§ **Written task**: Quote all lines below exactly. Images stay out.
──────
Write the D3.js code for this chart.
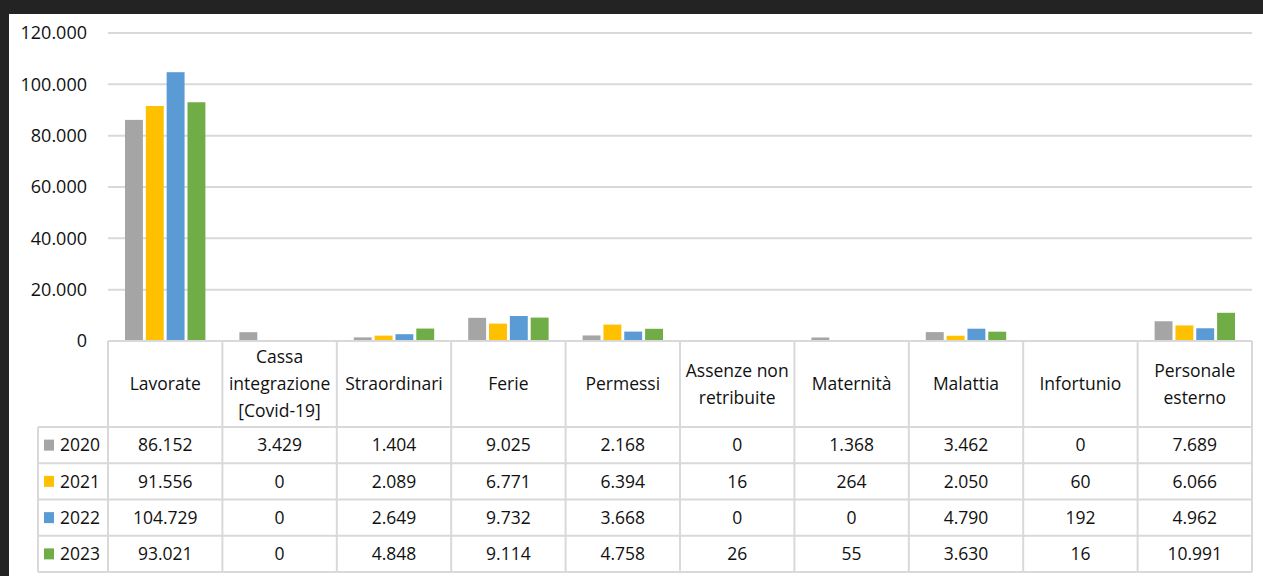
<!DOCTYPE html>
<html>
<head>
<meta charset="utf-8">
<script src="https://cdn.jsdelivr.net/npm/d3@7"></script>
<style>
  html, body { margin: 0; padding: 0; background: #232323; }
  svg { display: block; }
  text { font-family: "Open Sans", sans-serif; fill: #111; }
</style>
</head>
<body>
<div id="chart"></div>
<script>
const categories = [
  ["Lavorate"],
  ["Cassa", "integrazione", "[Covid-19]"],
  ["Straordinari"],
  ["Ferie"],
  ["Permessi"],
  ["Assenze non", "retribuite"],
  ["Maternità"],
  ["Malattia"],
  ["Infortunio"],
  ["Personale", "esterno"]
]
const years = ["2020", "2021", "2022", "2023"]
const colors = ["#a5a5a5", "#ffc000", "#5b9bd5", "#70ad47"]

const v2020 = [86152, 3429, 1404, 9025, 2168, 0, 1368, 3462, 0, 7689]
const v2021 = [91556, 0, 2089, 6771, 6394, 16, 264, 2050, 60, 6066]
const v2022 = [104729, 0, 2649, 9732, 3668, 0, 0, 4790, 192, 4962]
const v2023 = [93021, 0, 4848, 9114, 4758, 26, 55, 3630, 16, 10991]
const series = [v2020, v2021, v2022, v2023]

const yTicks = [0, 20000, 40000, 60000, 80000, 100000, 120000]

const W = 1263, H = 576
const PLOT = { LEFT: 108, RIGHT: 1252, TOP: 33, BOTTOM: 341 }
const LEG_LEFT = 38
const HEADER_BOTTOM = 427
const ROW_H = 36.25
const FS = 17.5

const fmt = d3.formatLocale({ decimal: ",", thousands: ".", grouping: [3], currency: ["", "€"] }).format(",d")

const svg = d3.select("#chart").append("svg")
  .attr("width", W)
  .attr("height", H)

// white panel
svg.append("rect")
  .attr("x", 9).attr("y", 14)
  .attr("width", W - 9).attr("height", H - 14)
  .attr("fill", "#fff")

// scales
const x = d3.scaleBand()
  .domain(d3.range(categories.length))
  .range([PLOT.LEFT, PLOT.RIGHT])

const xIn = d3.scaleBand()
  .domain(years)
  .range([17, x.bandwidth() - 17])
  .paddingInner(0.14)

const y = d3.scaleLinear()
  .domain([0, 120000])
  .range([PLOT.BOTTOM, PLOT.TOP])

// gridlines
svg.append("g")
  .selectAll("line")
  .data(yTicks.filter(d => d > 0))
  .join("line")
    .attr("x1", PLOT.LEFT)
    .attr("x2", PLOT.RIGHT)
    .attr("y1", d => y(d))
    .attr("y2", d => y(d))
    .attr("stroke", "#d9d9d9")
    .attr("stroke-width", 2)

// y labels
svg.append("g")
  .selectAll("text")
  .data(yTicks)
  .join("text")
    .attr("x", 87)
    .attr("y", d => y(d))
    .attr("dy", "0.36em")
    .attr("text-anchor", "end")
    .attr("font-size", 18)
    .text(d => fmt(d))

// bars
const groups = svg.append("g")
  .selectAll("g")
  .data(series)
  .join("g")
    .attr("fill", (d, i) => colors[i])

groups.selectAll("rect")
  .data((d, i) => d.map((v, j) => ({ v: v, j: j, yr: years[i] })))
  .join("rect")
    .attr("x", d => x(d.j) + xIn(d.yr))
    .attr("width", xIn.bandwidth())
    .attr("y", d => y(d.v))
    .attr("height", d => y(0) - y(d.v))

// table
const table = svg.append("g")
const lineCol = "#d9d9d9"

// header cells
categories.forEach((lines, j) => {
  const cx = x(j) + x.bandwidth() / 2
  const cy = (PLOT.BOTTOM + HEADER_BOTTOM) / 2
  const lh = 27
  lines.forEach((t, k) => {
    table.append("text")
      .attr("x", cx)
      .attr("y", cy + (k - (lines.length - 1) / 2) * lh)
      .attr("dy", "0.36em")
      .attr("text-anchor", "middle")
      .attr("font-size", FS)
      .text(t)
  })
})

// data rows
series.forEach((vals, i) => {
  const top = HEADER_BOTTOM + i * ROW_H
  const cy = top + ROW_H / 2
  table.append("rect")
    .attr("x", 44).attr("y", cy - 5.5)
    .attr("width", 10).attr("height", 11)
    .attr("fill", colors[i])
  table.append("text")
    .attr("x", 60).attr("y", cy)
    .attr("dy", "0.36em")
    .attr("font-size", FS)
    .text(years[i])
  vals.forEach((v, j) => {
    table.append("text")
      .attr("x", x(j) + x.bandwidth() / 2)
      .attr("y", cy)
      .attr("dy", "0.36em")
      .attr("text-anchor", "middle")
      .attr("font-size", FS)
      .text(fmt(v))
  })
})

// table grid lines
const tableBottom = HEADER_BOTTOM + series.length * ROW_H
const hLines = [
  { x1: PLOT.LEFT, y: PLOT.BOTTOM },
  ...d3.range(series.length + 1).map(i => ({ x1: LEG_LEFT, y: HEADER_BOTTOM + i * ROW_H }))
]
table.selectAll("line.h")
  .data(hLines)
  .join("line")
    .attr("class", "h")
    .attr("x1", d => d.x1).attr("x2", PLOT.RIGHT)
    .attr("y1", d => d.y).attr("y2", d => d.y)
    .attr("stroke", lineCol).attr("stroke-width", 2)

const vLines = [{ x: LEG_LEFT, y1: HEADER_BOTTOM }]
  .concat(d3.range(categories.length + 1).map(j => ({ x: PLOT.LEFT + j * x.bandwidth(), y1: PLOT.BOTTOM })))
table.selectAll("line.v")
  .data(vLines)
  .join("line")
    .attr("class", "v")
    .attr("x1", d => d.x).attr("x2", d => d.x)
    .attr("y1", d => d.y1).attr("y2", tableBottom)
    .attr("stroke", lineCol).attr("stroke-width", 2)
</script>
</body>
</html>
──────
§ **Problem solution**:
Write the D3.js code for this chart.
<!DOCTYPE html>
<html>
<head>
<meta charset="utf-8">
<script src="https://cdn.jsdelivr.net/npm/d3@7"></script>
<style>
  html, body { margin: 0; padding: 0; background: #232323; }
  svg { display: block; }
  text { font-family: "Open Sans", sans-serif; fill: #111; }
</style>
</head>
<body>
<div id="chart"></div>
<script>
const categories = [
  ["Lavorate"],
  ["Cassa", "integrazione", "[Covid-19]"],
  ["Straordinari"],
  ["Ferie"],
  ["Permessi"],
  ["Assenze non", "retribuite"],
  ["Maternità"],
  ["Malattia"],
  ["Infortunio"],
  ["Personale", "esterno"]
]
const years = ["2020", "2021", "2022", "2023"]
const colors = ["#a5a5a5", "#ffc000", "#5b9bd5", "#70ad47"]

const v2020 = [86152, 3429, 1404, 9025, 2168, 0, 1368, 3462, 0, 7689]
const v2021 = [91556, 0, 2089, 6771, 6394, 16, 264, 2050, 60, 6066]
const v2022 = [104729, 0, 2649, 9732, 3668, 0, 0, 4790, 192, 4962]
const v2023 = [93021, 0, 4848, 9114, 4758, 26, 55, 3630, 16, 10991]
const series = [v2020, v2021, v2022, v2023]

const yTicks = [0, 20000, 40000, 60000, 80000, 100000, 120000]

const W = 1263, H = 576
const PLOT = { LEFT: 108, RIGHT: 1252, TOP: 33, BOTTOM: 341 }
const LEG_LEFT = 38
const HEADER_BOTTOM = 427
const ROW_H = 36.25
const FS = 17.5

const fmt = d3.formatLocale({ decimal: ",", thousands: ".", grouping: [3], currency: ["", "€"] }).format(",d")

const svg = d3.select("#chart").append("svg")
  .attr("width", W)
  .attr("height", H)

// white panel
svg.append("rect")
  .attr("x", 9).attr("y", 14)
  .attr("width", W - 9).attr("height", H - 14)
  .attr("fill", "#fff")

// scales
const x = d3.scaleBand()
  .domain(d3.range(categories.length))
  .range([PLOT.LEFT, PLOT.RIGHT])

const xIn = d3.scaleBand()
  .domain(years)
  .range([17, x.bandwidth() - 17])
  .paddingInner(0.14)

const y = d3.scaleLinear()
  .domain([0, 120000])
  .range([PLOT.BOTTOM, PLOT.TOP])

// gridlines
svg.append("g")
  .selectAll("line")
  .data(yTicks.filter(d => d > 0))
  .join("line")
    .attr("x1", PLOT.LEFT)
    .attr("x2", PLOT.RIGHT)
    .attr("y1", d => y(d))
    .attr("y2", d => y(d))
    .attr("stroke", "#d9d9d9")
    .attr("stroke-width", 2)

// y labels
svg.append("g")
  .selectAll("text")
  .data(yTicks)
  .join("text")
    .attr("x", 87)
    .attr("y", d => y(d))
    .attr("dy", "0.36em")
    .attr("text-anchor", "end")
    .attr("font-size", 18)
    .text(d => fmt(d))

// bars
const groups = svg.append("g")
  .selectAll("g")
  .data(series)
  .join("g")
    .attr("fill", (d, i) => colors[i])

groups.selectAll("rect")
  .data((d, i) => d.map((v, j) => ({ v: v, j: j, yr: years[i] })))
  .join("rect")
    .attr("x", d => x(d.j) + xIn(d.yr))
    .attr("width", xIn.bandwidth())
    .attr("y", d => y(d.v))
    .attr("height", d => y(0) - y(d.v))

// table
const table = svg.append("g")
const lineCol = "#d9d9d9"

// header cells
categories.forEach((lines, j) => {
  const cx = x(j) + x.bandwidth() / 2
  const cy = (PLOT.BOTTOM + HEADER_BOTTOM) / 2
  const lh = 27
  lines.forEach((t, k) => {
    table.append("text")
      .attr("x", cx)
      .attr("y", cy + (k - (lines.length - 1) / 2) * lh)
      .attr("dy", "0.36em")
      .attr("text-anchor", "middle")
      .attr("font-size", FS)
      .text(t)
  })
})

// data rows
series.forEach((vals, i) => {
  const top = HEADER_BOTTOM + i * ROW_H
  const cy = top + ROW_H / 2
  table.append("rect")
    .attr("x", 44).attr("y", cy - 5.5)
    .attr("width", 10).attr("height", 11)
    .attr("fill", colors[i])
  table.append("text")
    .attr("x", 60).attr("y", cy)
    .attr("dy", "0.36em")
    .attr("font-size", FS)
    .text(years[i])
  vals.forEach((v, j) => {
    table.append("text")
      .attr("x", x(j) + x.bandwidth() / 2)
      .attr("y", cy)
      .attr("dy", "0.36em")
      .attr("text-anchor", "middle")
      .attr("font-size", FS)
      .text(fmt(v))
  })
})

// table grid lines
const tableBottom = HEADER_BOTTOM + series.length * ROW_H
const hLines = [
  { x1: PLOT.LEFT, y: PLOT.BOTTOM },
  ...d3.range(series.length + 1).map(i => ({ x1: LEG_LEFT, y: HEADER_BOTTOM + i * ROW_H }))
]
table.selectAll("line.h")
  .data(hLines)
  .join("line")
    .attr("class", "h")
    .attr("x1", d => d.x1).attr("x2", PLOT.RIGHT)
    .attr("y1", d => d.y).attr("y2", d => d.y)
    .attr("stroke", lineCol).attr("stroke-width", 2)

const vLines = [{ x: LEG_LEFT, y1: HEADER_BOTTOM }]
  .concat(d3.range(categories.length + 1).map(j => ({ x: PLOT.LEFT + j * x.bandwidth(), y1: PLOT.BOTTOM })))
table.selectAll("line.v")
  .data(vLines)
  .join("line")
    .attr("class", "v")
    .attr("x1", d => d.x).attr("x2", d => d.x)
    .attr("y1", d => d.y1).attr("y2", tableBottom)
    .attr("stroke", lineCol).attr("stroke-width", 2)
</script>
</body>
</html>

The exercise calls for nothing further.